Bir bankaya (Kuveyt Türk) maddi avantaj sağlanması: Tahakkuk eden ve tahsili gerçekleşen gümrük vergisi gelirlerinin emanet hesaplarında bekletilmesi, dolayısıyla tahsilatı yapılmış gelirlerin, banka tarafından ilgili saymanlık banka hesabına geç gönderilmesi ve bunun neticesinde protokolün “tarafların yükümlülükleri” başlıklı maddesinde öngörülen gecikme zammı ve cezasının uygulanmaması.
Bunlar dışında taşra teşkilatında bazı memurlara hakkı olmadığı halde “Eğitim öğretim ödeneği” ve “Üniversite ödeneği” ödenmesi, muhtelif “mükerrer ödemeler”, vergi müfettişlerine aynı gün için birden fazla huzur hakkı ödenmesi gibi birçok ciddi maddi hata da var.
İşte Maliye de böyle...
Sonuç: Ya devlet başa, ya kuzgun leşe (4)
İsterseniz “ya herru, ya merru” da diyebilirsiniz. Gözünüz dönmüşse, girdiğiniz bataklıkta sonuna kadar gitmeye çabalarsınız... Ama, birileri değnek uzatsa da yükünüz giderek ağırlaşır, dermanınız kalmaz... Batarsınız...
(1) Osmanlı’da Yeniçeri Ocağı kaldırıldıktan sonra, yerine kurulan yeni orduda görev yapan subaylar.

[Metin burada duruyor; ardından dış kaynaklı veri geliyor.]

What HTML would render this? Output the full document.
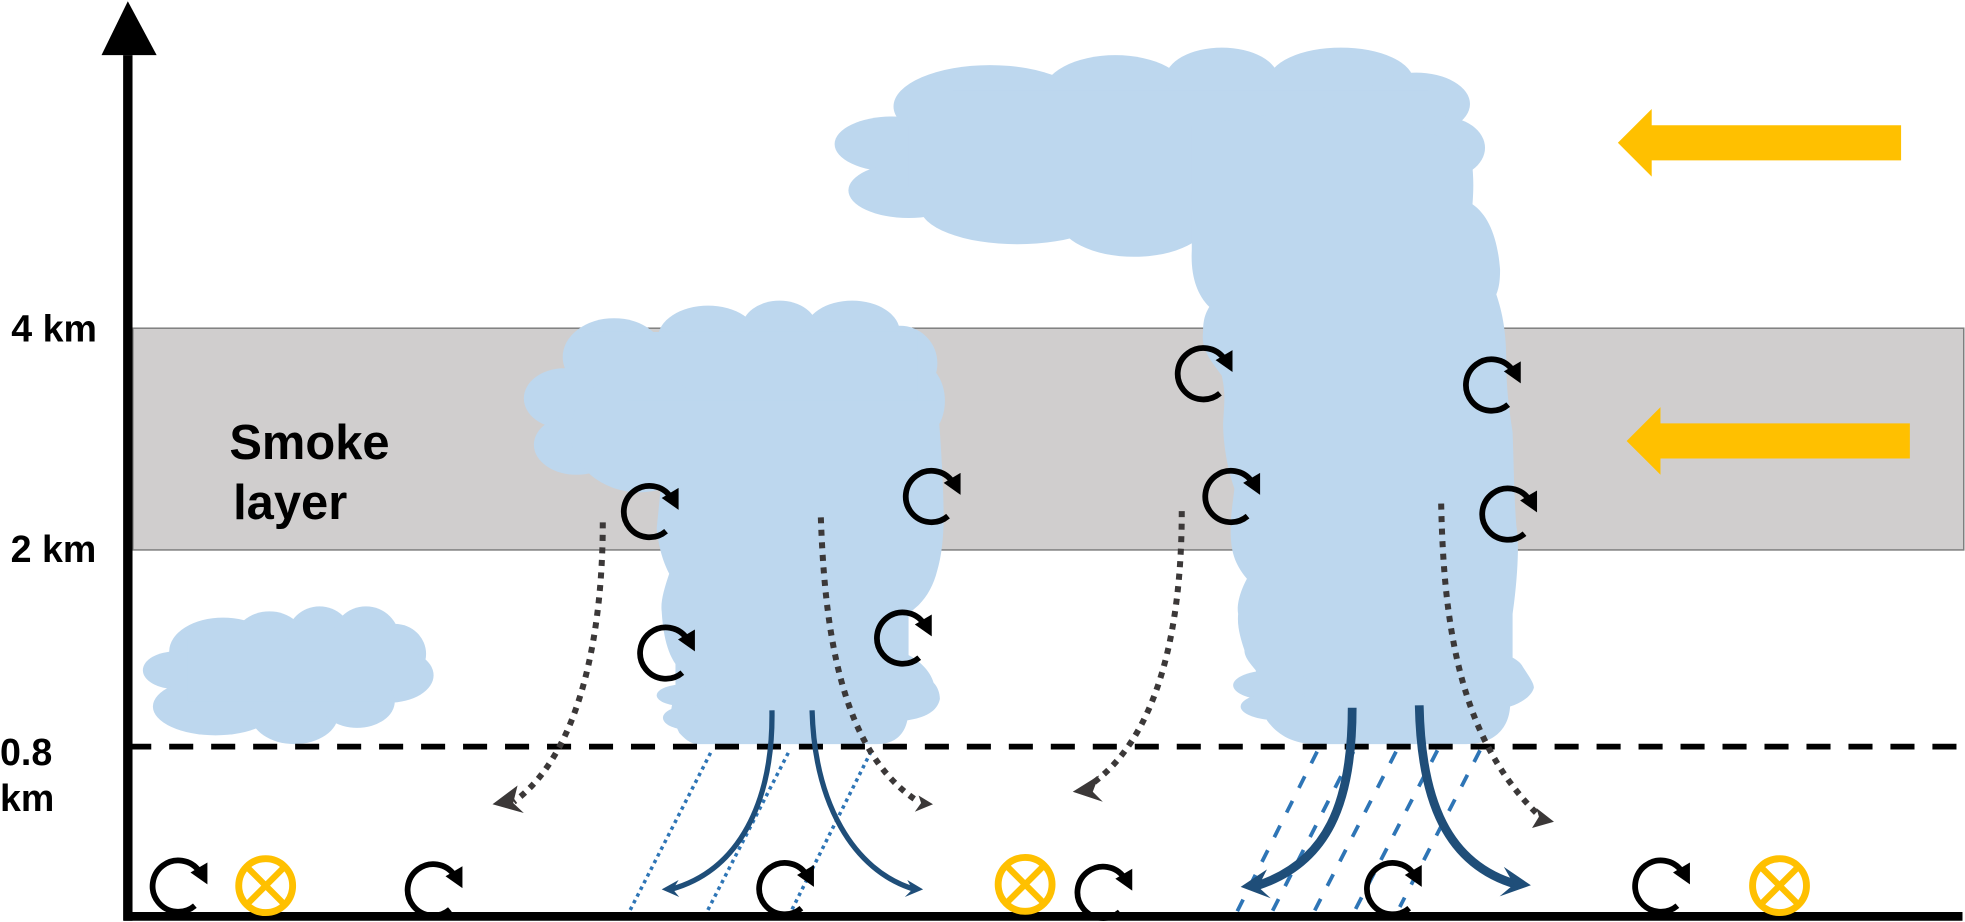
<!DOCTYPE html>
<html><head><meta charset="utf-8"><style>
html,body{margin:0;padding:0;background:#fff;width:1965px;height:922px;overflow:hidden}
svg{display:block}
text{font-family:"Liberation Sans",sans-serif;font-weight:bold;fill:#000}
</style></head><body>
<svg xmlns="http://www.w3.org/2000/svg" width="1965" height="922" viewBox="0 0 1568 736" preserveAspectRatio="none">
<defs>
<g id="sw"><path d="M12.5 16.5A20.5 20.5 0 1 1 16 -11" fill="none" stroke="#000" stroke-width="4.6"/><path d="M9 -10L22.5 -18V-0.5Z" fill="#000"/></g>
<g id="ox"><circle r="21.5" fill="none" stroke="#FFC000" stroke-width="5.5"/><path d="M-15 -15L15 15M15 -15L-15 15" stroke="#FFC000" stroke-width="5" fill="none"/></g>
</defs>
<rect x="106" y="262" width="1461" height="177" fill="#D0CECE" stroke="#7F7F7F" stroke-width="1.2"/>
<!-- small cloud -->
<g fill="#BDD7EE">
<ellipse cx="178" cy="520" rx="43" ry="27"/><ellipse cx="215" cy="513" rx="29" ry="25"/><ellipse cx="255" cy="509" rx="26" ry="25"/><ellipse cx="292" cy="511" rx="27" ry="27"/><ellipse cx="315" cy="522" rx="25" ry="24"/><ellipse cx="310" cy="539" rx="36" ry="22"/><ellipse cx="140" cy="535" rx="26" ry="15"/><ellipse cx="172" cy="564" rx="50" ry="23"/><ellipse cx="235" cy="570" rx="35" ry="24"/><ellipse cx="285" cy="560" rx="30" ry="21"/><rect x="150" y="510" width="160" height="50"/>
</g>
<!-- small tower -->
<g fill="#BDD7EE">
<ellipse cx="490" cy="285" rx="41" ry="31"/><ellipse cx="565" cy="270" rx="40" ry="26"/><ellipse cx="622" cy="262" rx="30" ry="22"/><ellipse cx="680" cy="265" rx="38" ry="25"/><ellipse cx="718" cy="290" rx="30" ry="30"/><ellipse cx="733" cy="320" rx="21" ry="30"/><ellipse cx="450" cy="318" rx="32" ry="24"/><ellipse cx="460" cy="355" rx="34" ry="24"/>
<rect x="470" y="265" width="262" height="70"/>
<ellipse cx="510" cy="345" rx="55" ry="48"/>
<path d="M500 320H748L750 345C752 375 753 395 753 413C753 430 751 445 748 455C745 467 740 476 733 483L725 490V523C733 527 742 535 745 545C748 548 750 553 750 558C748 568 738 573 724 575C722 585 715 594 700 594H555C548 592 545 588 542 585L535 570L539 547V530C532 520 529 505 528 488C527 480 530 470 534 458C530 450 526 440 524 422L527 392Z"/>
<ellipse cx="548" cy="555" rx="24" ry="9"/><ellipse cx="552" cy="573" rx="23" ry="10"/>
</g>
<!-- large tower -->
<g fill="#BDD7EE">
<ellipse cx="790" cy="85" rx="77" ry="33"/><ellipse cx="890" cy="75" rx="58" ry="31"/><ellipse cx="975" cy="63" rx="45" ry="25"/><ellipse cx="1070" cy="65" rx="58" ry="27"/><ellipse cx="1130" cy="83" rx="43" ry="25"/><ellipse cx="1150" cy="118" rx="35" ry="25"/><ellipse cx="712" cy="115" rx="46" ry="22"/><ellipse cx="725" cy="152" rx="48" ry="22"/><ellipse cx="812" cy="165" rx="78" ry="30"/><ellipse cx="905" cy="175" rx="60" ry="30"/>
<rect x="760" y="72" width="380" height="100"/>
<rect x="725" y="100" width="60" height="50"/>
<path d="M1100 80L1174 125C1176 140 1176 150 1175 163C1188 172 1195 190 1197 215C1197 225 1196 230 1194 235C1199 250 1202 265 1202 290C1202 310 1204 325 1207 345C1208 370 1208 395 1210 420C1213 435 1210 470 1207 490V525C1211 527 1214 530 1215 532C1220 540 1224 545 1224 549C1222 556 1214 561 1205 564C1204 580 1194 594 1170 594H1050C1030 594 1018 585 1011 575L1002 535C998 530 993 525 993 519C990 510 987 500 988 490C987 485 988 475 995 462C985 450 982 440 982 423C982 410 984 400 985 390C978 370 976 350 976 338C977 320 978 315 975 300C968 290 958 280 960 265C960 255 962 250 965 245C955 235 950 220 951 200V100Z"/>
<ellipse cx="1015" cy="547" rx="31" ry="12"/><ellipse cx="1020" cy="564" rx="30" ry="11"/>
</g>
<!-- band labels -->
<text x="9" y="272.5" font-size="30">4 km</text>
<text x="8.5" y="448.5" font-size="30">2 km</text>
<text x="183" y="366.5" font-size="39">Smoke</text>
<text x="186" y="414.5" font-size="39">layer</text>
<text x="0" y="610.5" font-size="30">0.8</text>
<text x="0" y="647.5" font-size="30">km</text>
<!-- dashed boundary -->
<line x1="101.5" y1="596" x2="1566" y2="596" stroke="#000" stroke-width="4.5" stroke-dasharray="19.2 14.3"/>
<!-- blue dotted -->
<g stroke="#2E75B6" stroke-width="2.8" stroke-dasharray="2.8 3.2" fill="none">
<line x1="567" y1="601" x2="500" y2="732"/><line x1="629" y1="601" x2="562" y2="732"/><line x1="695" y1="600" x2="629" y2="732"/>
</g>
<!-- blue dashed -->
<g stroke="#2E75B6" stroke-width="3" stroke-dasharray="10.4 11.6" fill="none">
<line x1="1051" y1="600" x2="987" y2="728"/><line x1="1080" y1="600" x2="1015" y2="728"/><line x1="1114" y1="600" x2="1048.5" y2="728"/><line x1="1147" y1="599" x2="1080.5" y2="728"/><line x1="1181" y1="599" x2="1117" y2="724"/>
</g>
<!-- grey dotted -->
<g stroke="#3B3838" stroke-width="4.8" stroke-dasharray="4.8 5.2" fill="none">
<path d="M481 417C481 500 465 600 410 640"/>
<path d="M655 413C658 500 670 600 733 640"/>
<path d="M943 408C943 500 925 590 868 628"/>
<path d="M1150 402C1152 500 1165 590 1228 651"/>
</g>
<g fill="#3B3838">
<path d="M393 642L413 627L409.5 641L418 649Z"/>
<path d="M744.5 642L733 635L735 641L730 648Z"/>
<path d="M856 632L877 619L872 632L880 640Z"/>
<path d="M1240 656L1226 645L1228 652L1222.5 661Z"/>
</g>
<!-- blue solid -->
<g stroke="#1F4E79" fill="none">
<path d="M616 567C617 640 590 695 535 710" stroke-width="4.2"/>
<path d="M648 567C650 640 680 695 730 710" stroke-width="4.2"/>
<path d="M1079 565C1079 640 1060 690 1000 708" stroke-width="7"/>
<path d="M1132.5 563C1134 640 1155 690 1210 706" stroke-width="7"/>
</g>
<g fill="#1F4E79">
<path d="M528 710L541.5 702.5L537 710L542 716Z"/>
<path d="M736.6 710L724 702.5L728 710L722 716Z"/>
<path d="M990 708L1011 694L1004 708L1014 717Z"/>
<path d="M1221.6 706.7L1200 692L1208 706L1196.6 715.5Z"/>
</g>
<!-- axes -->
<path d="M102 1L81 44H125Z" fill="#000"/>
<line x1="102" y1="44" x2="102" y2="735" stroke="#000" stroke-width="7.5"/>
<line x1="99" y1="731.5" x2="1566" y2="731.5" stroke="#000" stroke-width="7"/>
<!-- orange arrows -->
<path d="M1291 114L1318 87V100H1517V128H1318V141Z" fill="#FFC000"/>
<path d="M1298 352L1325 325V338H1524V366H1325V379Z" fill="#FFC000"/>
<use href="#ox" transform="translate(212 707)"/>
<use href="#ox" transform="translate(818 706)"/>
<use href="#ox" transform="translate(1420 707)"/>
<!-- swirls -->
<use href="#sw" transform="translate(143 706.5)"/>
<use href="#sw" transform="translate(346.5 709.5)"/>
<use href="#sw" transform="translate(627 708.5)"/>
<use href="#sw" transform="translate(881 711.5)"/>
<use href="#sw" transform="translate(1112 708.5)"/>
<use href="#sw" transform="translate(1326 706.5)"/>
<use href="#sw" transform="translate(519 407.5)"/>
<use href="#sw" transform="translate(744 395.5)"/>
<use href="#sw" transform="translate(532 520.5)"/>
<use href="#sw" transform="translate(721 508.5)"/>
<use href="#sw" transform="translate(961 297.5)"/>
<use href="#sw" transform="translate(1191 306.5)"/>
<use href="#sw" transform="translate(983 395.5)"/>
<use href="#sw" transform="translate(1204 409.5)"/>
</svg>
</body></html>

(2) Kurnazca, haince “akıllara durgunluk verecek işler yapmak” anlamında kullanılır.” www.meb-eokul.com
(3) Ayşe Sayın,”Sayıştay İsyan etti.” Cumhuriyet, 21.01.2013
(4) Sonunda büyük bir varlığa veya mevkiye kavuşturabilecek ya da tam tersine insanı mahvedecek, batıracak bir işe girişirken söylenir; işin ne kadar tehlikeli,riskli olduğunu anlatır.